# PC Gaming on a Projector?



## toothman (Jul 13, 2008)

I play a lot of different game types, from Crysis and Half-Life 2 to Oblivion to Warcraft 3 to upcoming Starcraft 2 and Diablo 3. I've always wanted to get a projector and game on a _real_ big screen (not to mention that my computer could finally become an asset to my sex life for a change, lol).

I've always wondered, is it worth it? I've heard that visual effects always suffer on a projector. This is the projector I've got my eye on.

It's connector is VGA (not DVI), but I don't know whether or not to care about that. I have an adapter. The resolution only goes up to 1280 x 720, so at that low of resolution is there even a difference between VGA and DVI?
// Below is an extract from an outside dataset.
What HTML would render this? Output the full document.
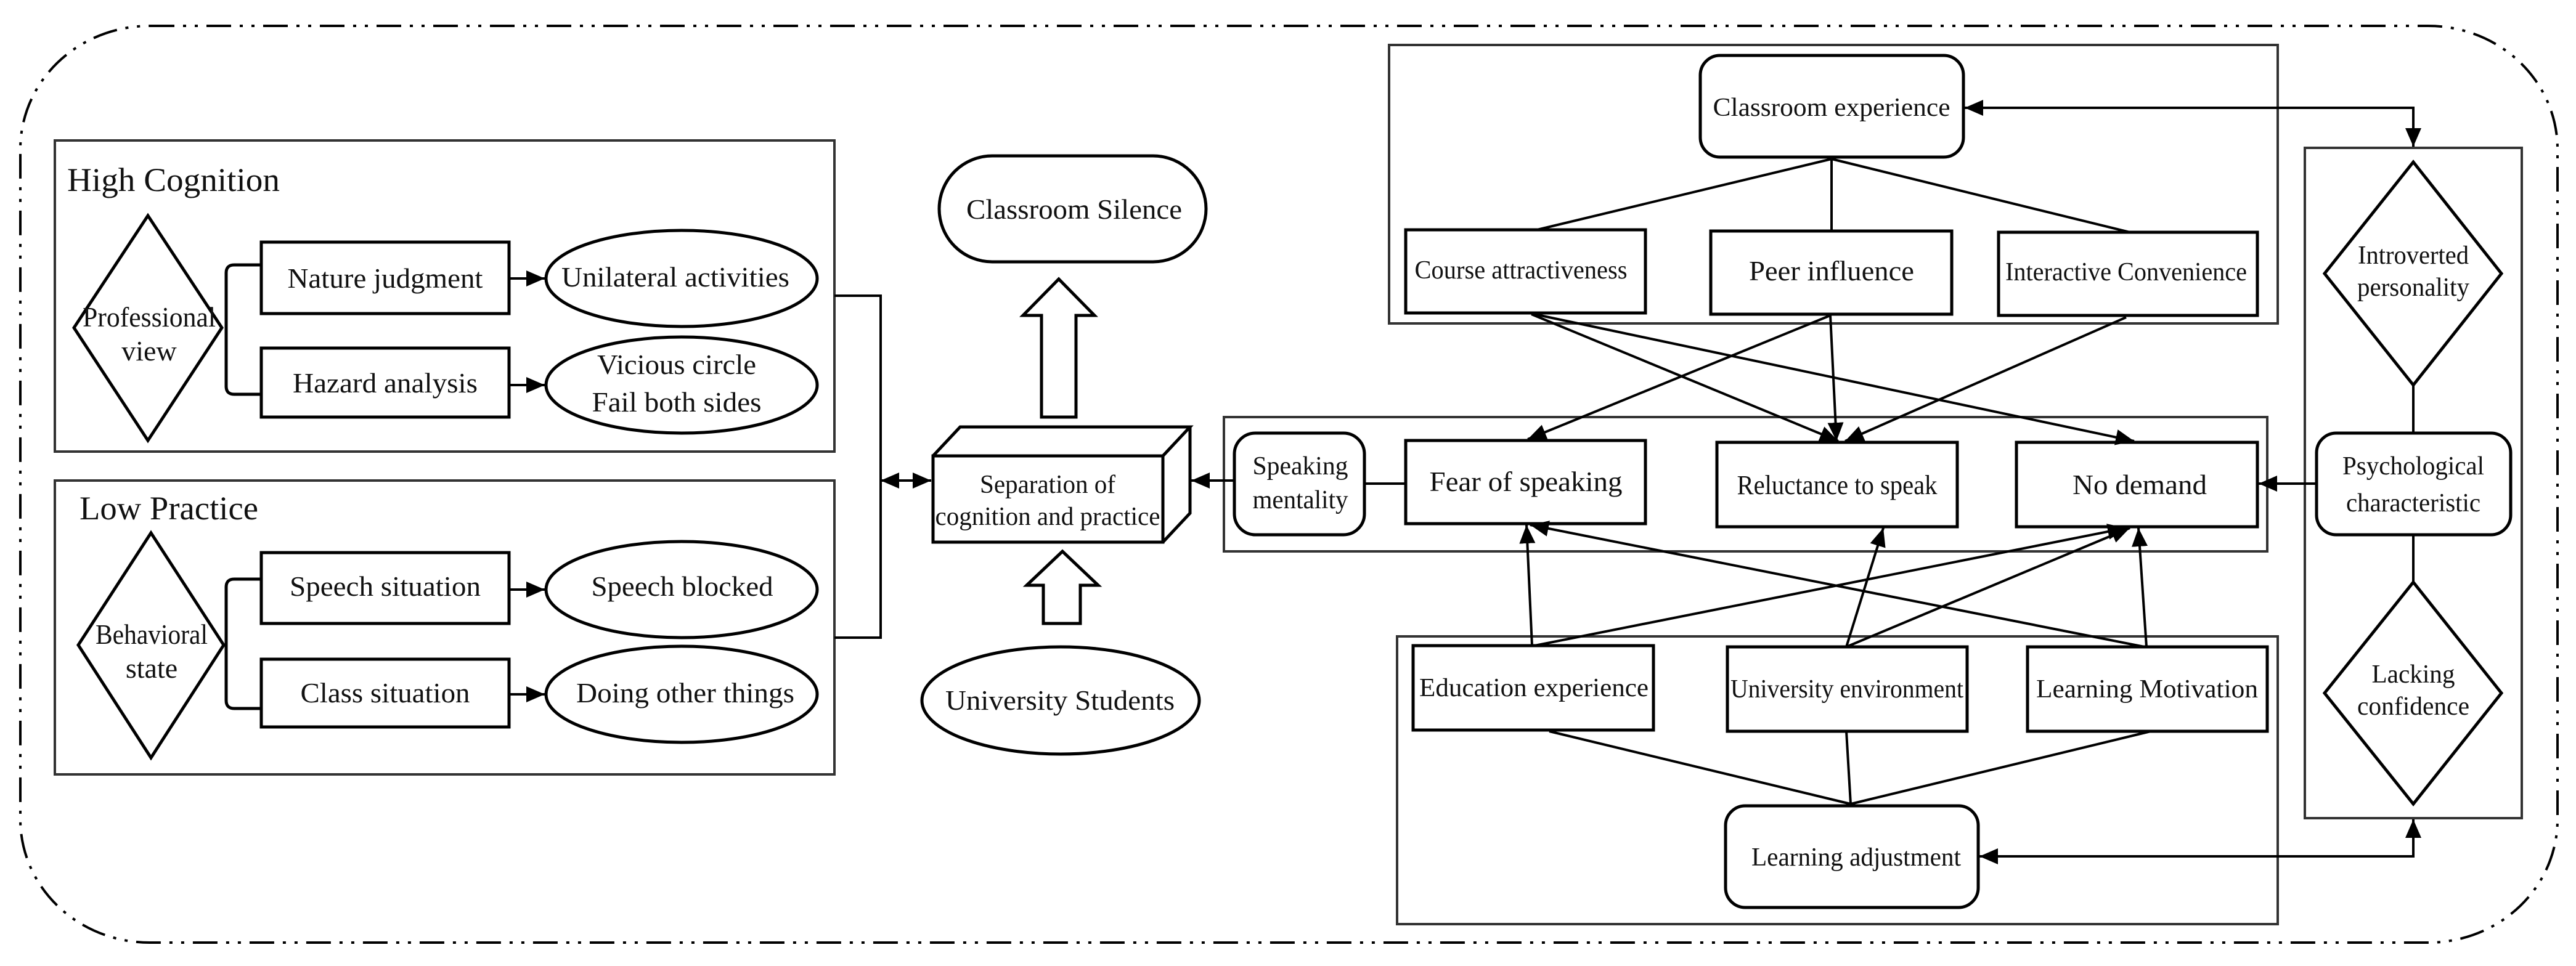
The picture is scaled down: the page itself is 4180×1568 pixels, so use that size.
<!DOCTYPE html>
<html><head><meta charset="utf-8"><style>html,body{margin:0;padding:0;background:#fff}svg{display:block}text{font-family:"Liberation Serif",serif;fill:#111}</style></head>
<body>
<svg width="4180" height="1568" viewBox="0 0 4180 1568" xmlns="http://www.w3.org/2000/svg">
<defs>
<marker id="a" markerUnits="userSpaceOnUse" markerWidth="34" markerHeight="34" refX="30" refY="15" orient="auto-start-reverse"><path d="M0,2 L30,15 L0,28 Z" fill="#000"/></marker>
</defs>
<g fill="none" stroke="#000">
<rect x="33" y="42" width="4117" height="1488" rx="210" ry="200" stroke-width="4" stroke-dasharray="40 14 5 14 5 14"/>
<g stroke-width="4">
<rect x="89" y="228" width="1265" height="505" stroke="#333"/>
<rect x="89" y="780" width="1265" height="477" stroke="#333"/>
<rect x="2254" y="73" width="1442" height="452" stroke="#333"/>
<rect x="1986" y="677" width="1693" height="218" stroke="#333"/>
<rect x="2267" y="1033" width="1429" height="467" stroke="#333"/>
<rect x="3740" y="240" width="352" height="1088" stroke="#333"/>
</g>
<g stroke-width="5">
<path d="M240,350 L360,532 L240,715 L120,532 Z"/>
<path d="M245,865 L363,1047 L245,1230 L127,1047 Z"/>
<rect x="424" y="393" width="402" height="116"/>
<rect x="424" y="565" width="402" height="112"/>
<rect x="424" y="897" width="402" height="115"/>
<rect x="424" y="1070" width="402" height="110"/>
<ellipse cx="1106" cy="452" rx="220" ry="78"/>
<ellipse cx="1106" cy="625" rx="220" ry="78"/>
<ellipse cx="1106" cy="957" rx="220" ry="78"/>
<ellipse cx="1106" cy="1127" rx="220" ry="78"/>
<path d="M424,430 H380 Q367,430 367,443 V627 Q367,640 380,640 H424"/>
<path d="M424,940 H380 Q367,940 367,953 V1137 Q367,1150 380,1150 H424"/>
<rect x="1524" y="253" width="433" height="172" rx="86"/>
<path d="M1660,512 L1718,453 L1776,512 H1746 V677 H1690 V512 Z"/>
<path d="M1666,950 L1724,895 L1782,950 H1753 V1012 H1693 V950 Z"/>
<ellipse cx="1721" cy="1137" rx="225" ry="87"/>
<rect x="1514" y="740" width="373" height="140"/>
<path d="M1514,740 L1558,693 H1931 L1887,740 M1931,693 V833 L1887,880"/>
<rect x="2759" y="90" width="427" height="165" rx="32"/>
<rect x="2281" y="373" width="389" height="135"/>
<rect x="2776" y="375" width="391" height="135"/>
<rect x="3243" y="377" width="420" height="135"/>
<rect x="2003" y="703" width="211" height="165" rx="34"/>
<rect x="2281" y="715" width="389" height="135"/>
<rect x="2786" y="718" width="390" height="137"/>
<rect x="3272" y="718" width="391" height="137"/>
<rect x="2293" y="1048" width="390" height="137"/>
<rect x="2803" y="1050" width="389" height="137"/>
<rect x="3290" y="1050" width="389" height="137"/>
<rect x="2800" y="1308" width="410" height="165" rx="32"/>
<path d="M3916,263 L4059,444 L3916,625 L3772,444 Z"/>
<rect x="3759" y="703" width="315" height="165" rx="32"/>
<path d="M3916,945 L4059,1125 L3916,1305 L3772,1125 Z"/>
</g>
<g stroke-width="4">
<path d="M826,452 H884" marker-end="url(#a)"/>
<path d="M826,625 H884" marker-end="url(#a)"/>
<path d="M826,957 H884" marker-end="url(#a)"/>
<path d="M826,1127 H884" marker-end="url(#a)"/>
<path d="M1354,480 H1429 V1035 H1354"/>
<path d="M1429,780 H1511" marker-start="url(#a)" marker-end="url(#a)"/>
<path d="M2003,780 H1933" marker-end="url(#a)"/>
<path d="M2214,785 H2281"/>
<path d="M3759,785 H3665" marker-end="url(#a)"/>
<path d="M3916,625 V703 M3916,868 V945"/>
<path d="M3188,175 H3916 V238" marker-start="url(#a)" marker-end="url(#a)"/>
<path d="M3212,1390 H3916 V1330" marker-start="url(#a)" marker-end="url(#a)"/>
<path d="M2972,258 L2494,373 M2972,258 V375 M2972,258 L3456,377"/>
<path d="M3003,1305 L2514,1187 M3003,1305 L2996,1187 M3003,1305 L3490,1187"/>
<path d="M2485,510 L2983,716" marker-end="url(#a)"/>
<path d="M2490,510 L3463,716" marker-end="url(#a)"/>
<path d="M2970,512 L2479,713" marker-end="url(#a)"/>
<path d="M2970,512 L2980,716" marker-end="url(#a)"/>
<path d="M3450,515 L2994,716" marker-end="url(#a)"/>
<path d="M2486,1048 L2477,852" marker-end="url(#a)"/>
<path d="M2490,1048 L3450,857" marker-end="url(#a)"/>
<path d="M2996,1050 L3056,857" marker-end="url(#a)"/>
<path d="M2996,1050 L3456,857" marker-end="url(#a)"/>
<path d="M3483,1050 L3470,857" marker-end="url(#a)"/>
<path d="M3480,1050 L2483,852" marker-end="url(#a)"/>
</g>
</g>
<g font-size="46" text-anchor="middle">
<text x="109" y="310" font-size="54" text-anchor="start" textLength="345" lengthAdjust="spacingAndGlyphs">High Cognition</text>
<text x="129" y="843" font-size="54" text-anchor="start" textLength="290" lengthAdjust="spacingAndGlyphs">Low Practice</text>
<text x="242" y="530" textLength="216" lengthAdjust="spacingAndGlyphs">Professional</text>
<text x="242" y="585">view</text>
<text x="246" y="1045" textLength="182" lengthAdjust="spacingAndGlyphs">Behavioral</text>
<text x="246" y="1100">state</text>
<text x="625" y="467" textLength="317" lengthAdjust="spacingAndGlyphs">Nature judgment</text>
<text x="625" y="637" textLength="300" lengthAdjust="spacingAndGlyphs">Hazard analysis</text>
<text x="625" y="967" textLength="310" lengthAdjust="spacingAndGlyphs">Speech situation</text>
<text x="625" y="1140" textLength="275" lengthAdjust="spacingAndGlyphs">Class situation</text>
<text x="1096" y="465" textLength="370" lengthAdjust="spacingAndGlyphs">Unilateral activities</text>
<text x="1098" y="607" textLength="258" lengthAdjust="spacingAndGlyphs">Vicious circle</text>
<text x="1098" y="668" textLength="275" lengthAdjust="spacingAndGlyphs">Fail both sides</text>
<text x="1107" y="967" textLength="295" lengthAdjust="spacingAndGlyphs">Speech blocked</text>
<text x="1112" y="1140" textLength="354" lengthAdjust="spacingAndGlyphs">Doing other things</text>
<text x="1743" y="355" textLength="350" lengthAdjust="spacingAndGlyphs">Classroom Silence</text>
<text x="1720" y="1152" textLength="372" lengthAdjust="spacingAndGlyphs">University Students</text>
<text x="1700" y="800" font-size="42" textLength="220" lengthAdjust="spacingAndGlyphs">Separation of</text>
<text x="1700" y="852" font-size="42" textLength="365" lengthAdjust="spacingAndGlyphs">cognition and practice</text>
<text x="2110" y="770" font-size="42" textLength="155" lengthAdjust="spacingAndGlyphs">Speaking</text>
<text x="2110" y="825" font-size="42" textLength="155" lengthAdjust="spacingAndGlyphs">mentality</text>
<text x="2972" y="188" font-size="42" textLength="385" lengthAdjust="spacingAndGlyphs">Classroom experience</text>
<text x="2468" y="452" font-size="42" textLength="345" lengthAdjust="spacingAndGlyphs">Course attractiveness</text>
<text x="2972" y="455" textLength="268" lengthAdjust="spacingAndGlyphs">Peer influence</text>
<text x="3450" y="455" font-size="42" textLength="392" lengthAdjust="spacingAndGlyphs">Interactive Convenience</text>
<text x="2476" y="797" textLength="313" lengthAdjust="spacingAndGlyphs">Fear of speaking</text>
<text x="2981" y="802" font-size="44" textLength="325" lengthAdjust="spacingAndGlyphs">Reluctance to speak</text>
<text x="3472" y="802" textLength="218" lengthAdjust="spacingAndGlyphs">No demand</text>
<text x="2489" y="1130" font-size="42" textLength="372" lengthAdjust="spacingAndGlyphs">Education experience</text>
<text x="2997" y="1132" font-size="42" textLength="378" lengthAdjust="spacingAndGlyphs">University environment</text>
<text x="3484" y="1132" font-size="42" textLength="360" lengthAdjust="spacingAndGlyphs">Learning Motivation</text>
<text x="3012" y="1405" font-size="42" textLength="340" lengthAdjust="spacingAndGlyphs">Learning adjustment</text>
<text x="3916" y="428" font-size="42" textLength="180" lengthAdjust="spacingAndGlyphs">Introverted</text>
<text x="3916" y="480" font-size="42" textLength="182" lengthAdjust="spacingAndGlyphs">personality</text>
<text x="3916" y="770" font-size="42" textLength="230" lengthAdjust="spacingAndGlyphs">Psychological</text>
<text x="3916" y="830" font-size="42" textLength="218" lengthAdjust="spacingAndGlyphs">characteristic</text>
<text x="3916" y="1108" font-size="42" textLength="135" lengthAdjust="spacingAndGlyphs">Lacking</text>
<text x="3916" y="1160" font-size="42" textLength="182" lengthAdjust="spacingAndGlyphs">confidence</text>
</g>
</svg>
</body></html>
Once again, I'm just wanting to ask people who have tried this before, even if it was just for home theater, if it's as cool as it sounds. Were you disappointed or satisfied with your projector? Is it only worthwhile for movies, or do games benefit just as much?


----------



## nakquada (Apr 30, 2008)

I find that I use my projector for gaming a lot. However, for FPS games a monitor is much more efficient. And you would need to sit a good way back from the projector any way. What I did find to be the best fun was setting up steering wheels + pedals, loading up Need For Speed/DIRT/Flatout, and having a good bash-up 

Depends on your playing style. If you have the hardware to play games, say and nVidia GeForce 9800GX2, then you will be abusing the hardware by playing it on such crappy resolutions. Anti-Aliasing is virtually unnoticable if you have it on, due to the pixel stretch rate on the projector. Get a good HD projector to fix these issues, but if you already have an LCD monitor thats 22+ inches or so, then stick with that.

You could always have the projector connected, get yourself a media centre remote, and set things up in Windows Media Centre to chillax for a wee bit.

Hope this helps!


----------